I am going to point out some problems with the SciCre population argument.  First, the argument assumes what it is supposed to prove. Second, all such arguments yield absurd values for population sizes at historical times.  Third, the argument ignores what is known about population dynamics from other species.  Fourth, final population size is an unreliable indicator of initial population time.  I am only interested in the anti-evolutionary components of the SciCre population argument; use of the population argument in apologetics is not something I care about.  I don't think that anyone can demonstrate that real population dynamics disbar Global Flood scenarios, so if use in apologetics is all that is intended from some source, I have no real beef with it.

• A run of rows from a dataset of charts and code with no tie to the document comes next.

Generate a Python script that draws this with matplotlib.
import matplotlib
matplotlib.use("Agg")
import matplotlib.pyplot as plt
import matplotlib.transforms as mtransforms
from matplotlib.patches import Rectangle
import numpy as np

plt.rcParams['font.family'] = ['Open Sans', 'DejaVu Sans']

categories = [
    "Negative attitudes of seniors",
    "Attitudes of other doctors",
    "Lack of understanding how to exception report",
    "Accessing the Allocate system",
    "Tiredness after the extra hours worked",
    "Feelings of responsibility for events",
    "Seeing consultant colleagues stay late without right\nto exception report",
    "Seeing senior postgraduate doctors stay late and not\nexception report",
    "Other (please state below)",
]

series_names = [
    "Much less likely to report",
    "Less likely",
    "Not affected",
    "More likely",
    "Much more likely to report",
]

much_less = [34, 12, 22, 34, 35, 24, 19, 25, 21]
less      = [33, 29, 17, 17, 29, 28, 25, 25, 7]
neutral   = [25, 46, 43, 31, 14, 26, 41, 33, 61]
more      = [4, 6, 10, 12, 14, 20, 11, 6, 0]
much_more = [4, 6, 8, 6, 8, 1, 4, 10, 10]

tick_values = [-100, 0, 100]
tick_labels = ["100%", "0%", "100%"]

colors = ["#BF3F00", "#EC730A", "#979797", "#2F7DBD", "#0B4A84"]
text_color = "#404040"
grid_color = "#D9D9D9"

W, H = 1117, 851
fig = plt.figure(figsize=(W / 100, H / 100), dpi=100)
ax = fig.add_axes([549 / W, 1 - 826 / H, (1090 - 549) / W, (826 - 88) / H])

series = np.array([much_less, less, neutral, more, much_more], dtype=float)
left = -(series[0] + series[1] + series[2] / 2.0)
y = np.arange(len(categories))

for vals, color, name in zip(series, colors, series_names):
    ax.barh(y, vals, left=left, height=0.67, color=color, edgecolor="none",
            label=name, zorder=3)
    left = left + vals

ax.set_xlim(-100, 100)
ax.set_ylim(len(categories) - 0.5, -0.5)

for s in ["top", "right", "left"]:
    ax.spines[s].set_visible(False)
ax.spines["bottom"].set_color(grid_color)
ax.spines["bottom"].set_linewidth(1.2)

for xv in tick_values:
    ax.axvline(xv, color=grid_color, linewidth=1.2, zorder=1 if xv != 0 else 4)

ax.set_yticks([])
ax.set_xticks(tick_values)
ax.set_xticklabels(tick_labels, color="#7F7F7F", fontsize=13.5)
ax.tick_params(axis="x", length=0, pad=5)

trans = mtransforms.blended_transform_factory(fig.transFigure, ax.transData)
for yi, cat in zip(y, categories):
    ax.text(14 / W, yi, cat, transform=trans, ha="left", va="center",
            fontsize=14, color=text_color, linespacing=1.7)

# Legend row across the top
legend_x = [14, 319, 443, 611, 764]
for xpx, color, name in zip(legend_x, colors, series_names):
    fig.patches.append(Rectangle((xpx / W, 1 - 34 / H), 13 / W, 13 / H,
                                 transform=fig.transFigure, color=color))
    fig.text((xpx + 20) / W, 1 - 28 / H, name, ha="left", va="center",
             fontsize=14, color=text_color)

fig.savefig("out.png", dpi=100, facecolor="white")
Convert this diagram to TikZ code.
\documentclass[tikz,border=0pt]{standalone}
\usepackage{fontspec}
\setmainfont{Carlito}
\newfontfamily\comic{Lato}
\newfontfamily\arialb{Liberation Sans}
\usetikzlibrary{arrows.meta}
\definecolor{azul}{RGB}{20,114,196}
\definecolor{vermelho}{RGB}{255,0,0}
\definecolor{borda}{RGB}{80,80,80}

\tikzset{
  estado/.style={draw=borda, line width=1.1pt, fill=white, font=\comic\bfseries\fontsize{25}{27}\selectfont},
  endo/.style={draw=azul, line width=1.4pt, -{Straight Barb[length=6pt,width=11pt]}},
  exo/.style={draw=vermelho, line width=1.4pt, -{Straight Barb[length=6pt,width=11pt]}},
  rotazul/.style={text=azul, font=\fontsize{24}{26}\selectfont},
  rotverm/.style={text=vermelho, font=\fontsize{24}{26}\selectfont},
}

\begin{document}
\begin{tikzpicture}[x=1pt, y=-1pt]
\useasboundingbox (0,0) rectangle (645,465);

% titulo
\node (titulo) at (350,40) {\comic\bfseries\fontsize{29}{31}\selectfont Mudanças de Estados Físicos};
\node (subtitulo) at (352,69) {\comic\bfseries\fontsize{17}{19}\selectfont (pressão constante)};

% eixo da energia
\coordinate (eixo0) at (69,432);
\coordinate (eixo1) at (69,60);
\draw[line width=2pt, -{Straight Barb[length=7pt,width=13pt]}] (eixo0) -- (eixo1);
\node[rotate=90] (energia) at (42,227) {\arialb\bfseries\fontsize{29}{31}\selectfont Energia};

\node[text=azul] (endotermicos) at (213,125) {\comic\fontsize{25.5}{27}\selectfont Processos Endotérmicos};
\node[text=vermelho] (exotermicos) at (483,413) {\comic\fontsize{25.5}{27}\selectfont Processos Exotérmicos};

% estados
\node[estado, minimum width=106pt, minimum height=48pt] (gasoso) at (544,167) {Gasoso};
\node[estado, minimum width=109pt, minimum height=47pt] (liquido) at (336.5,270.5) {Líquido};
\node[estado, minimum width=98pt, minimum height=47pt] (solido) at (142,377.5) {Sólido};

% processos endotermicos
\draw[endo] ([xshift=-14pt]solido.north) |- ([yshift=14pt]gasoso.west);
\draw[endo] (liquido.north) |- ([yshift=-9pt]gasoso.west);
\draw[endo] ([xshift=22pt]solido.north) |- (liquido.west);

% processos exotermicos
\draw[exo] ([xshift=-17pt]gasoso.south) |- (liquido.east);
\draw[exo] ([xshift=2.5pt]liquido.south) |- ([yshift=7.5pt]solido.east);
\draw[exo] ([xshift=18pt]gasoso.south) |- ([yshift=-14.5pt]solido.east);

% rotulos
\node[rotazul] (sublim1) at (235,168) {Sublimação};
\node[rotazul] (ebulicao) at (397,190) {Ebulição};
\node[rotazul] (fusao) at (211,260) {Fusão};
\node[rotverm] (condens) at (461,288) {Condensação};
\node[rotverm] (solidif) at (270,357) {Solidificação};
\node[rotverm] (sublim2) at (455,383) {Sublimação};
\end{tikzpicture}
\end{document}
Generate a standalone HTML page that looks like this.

I will take as an example one such argument forwarded by William Williams in his 1925 book, "Evolution Disproved", and illustrate my points above.  This is available online at http://www.ldolphin.org/wmwilliams.html
First, the population argument assumes what it is supposed to prove.
[End quote]
By this calculation, Williams has coupled his rate of increase to his specific timetable, the timetable that the argument is supposed to validate.  If the population argument were to mean something, the rate of increase would be derived from independent information, not from the information that is at issue.  It should surprise no one that Williams is able to show precise concordance of current population with a timetable since The Flood, since that is how he cooked the numbers to begin with.
Second, all such arguments yield absurd values for population sizes at historical times.  I will first demonstrate that Williams utilizes his numbers to derive intermediate population sizes.
[End quote]
Now that we have verified that making inferences as to intermediate population values is an activity engaged in by even those people who forward these arguments, we can proceed to showing what the population argument implies about the human population size at various points in history.  The following follows from Williams set of population parameters: 5,177 years prior to 1925 for an initial population of 2, and a doubling time of 168.3 years.
World Population    Date     Event
              17  2566 BC  Construction of Great Pyramid
           2,729  1332 BC  Amenhotep IV/Akhenaten dies
           5,000  1185 BC  Trojan War
                 ~1200 BC  Hebrew exodus, # of males = 603,550 (excluding Levites)
          32,971   776 BC  First Olympic games
          87,507   490 BC  Greek wars with Persia
         133,744   387 BC  Brennus' Sack of Rome
         586,678    28 BC  Augustus' census of Rome (70 to 100 million counted)
         655,683     1 AD  Nice date

While I worked from Williams' example, any similar argument will produce a similar set of counter-factual intermediate values.  What the real values tell us is that human population does not always increase exponentially, and thus current population cannot tell us an initial population time.
Third, the argument ignores what is known about population dynamics from other species.  Various other species can be observed to sometimes reproduce exponentially, but we observe that such populations fluctuate, stabilize, or crash.  In no case do exponentially reproducing populations "take over the world" as SciCre'ists assure us would be the case if evolution were true.  In recent times, human population growth has been exponential, but this does not mean that the human population has been growing exponentially for all its residence time.  Just as the number of E. coli present in your gut will not tell us your birthday or the time of your last use of an antibiotic, so human population size is decoupled from when Homo sapiens arose, or even when a bottleneck may have occurred.

Fourth, final population size is an unreliable indicator of initial population time.  This is really a reiteration of the last point.  There is no general means of inferring a history of population sizes from a current population size.  Attempting to do so coupled with the claim that such attempts disprove evolution shows both ignorance and hubris.
I will add a fifth point, really a corollary to the first point. The SciCre argument is self-contained, and deliberately ignores all other sources of information.  Human history does not record a global flood.  Human history is continuous through the times proposed for a global flood.  Geological evidence shows no sign of a global flood.  Fossil evidence indicates that mankind is far more ancient than SciCre'ists would admit.  None of this evidence goes away or is addressed by the population argument.
In short, the SciCre population argument fails on many different criteria.  Honest creationists should eschew its use.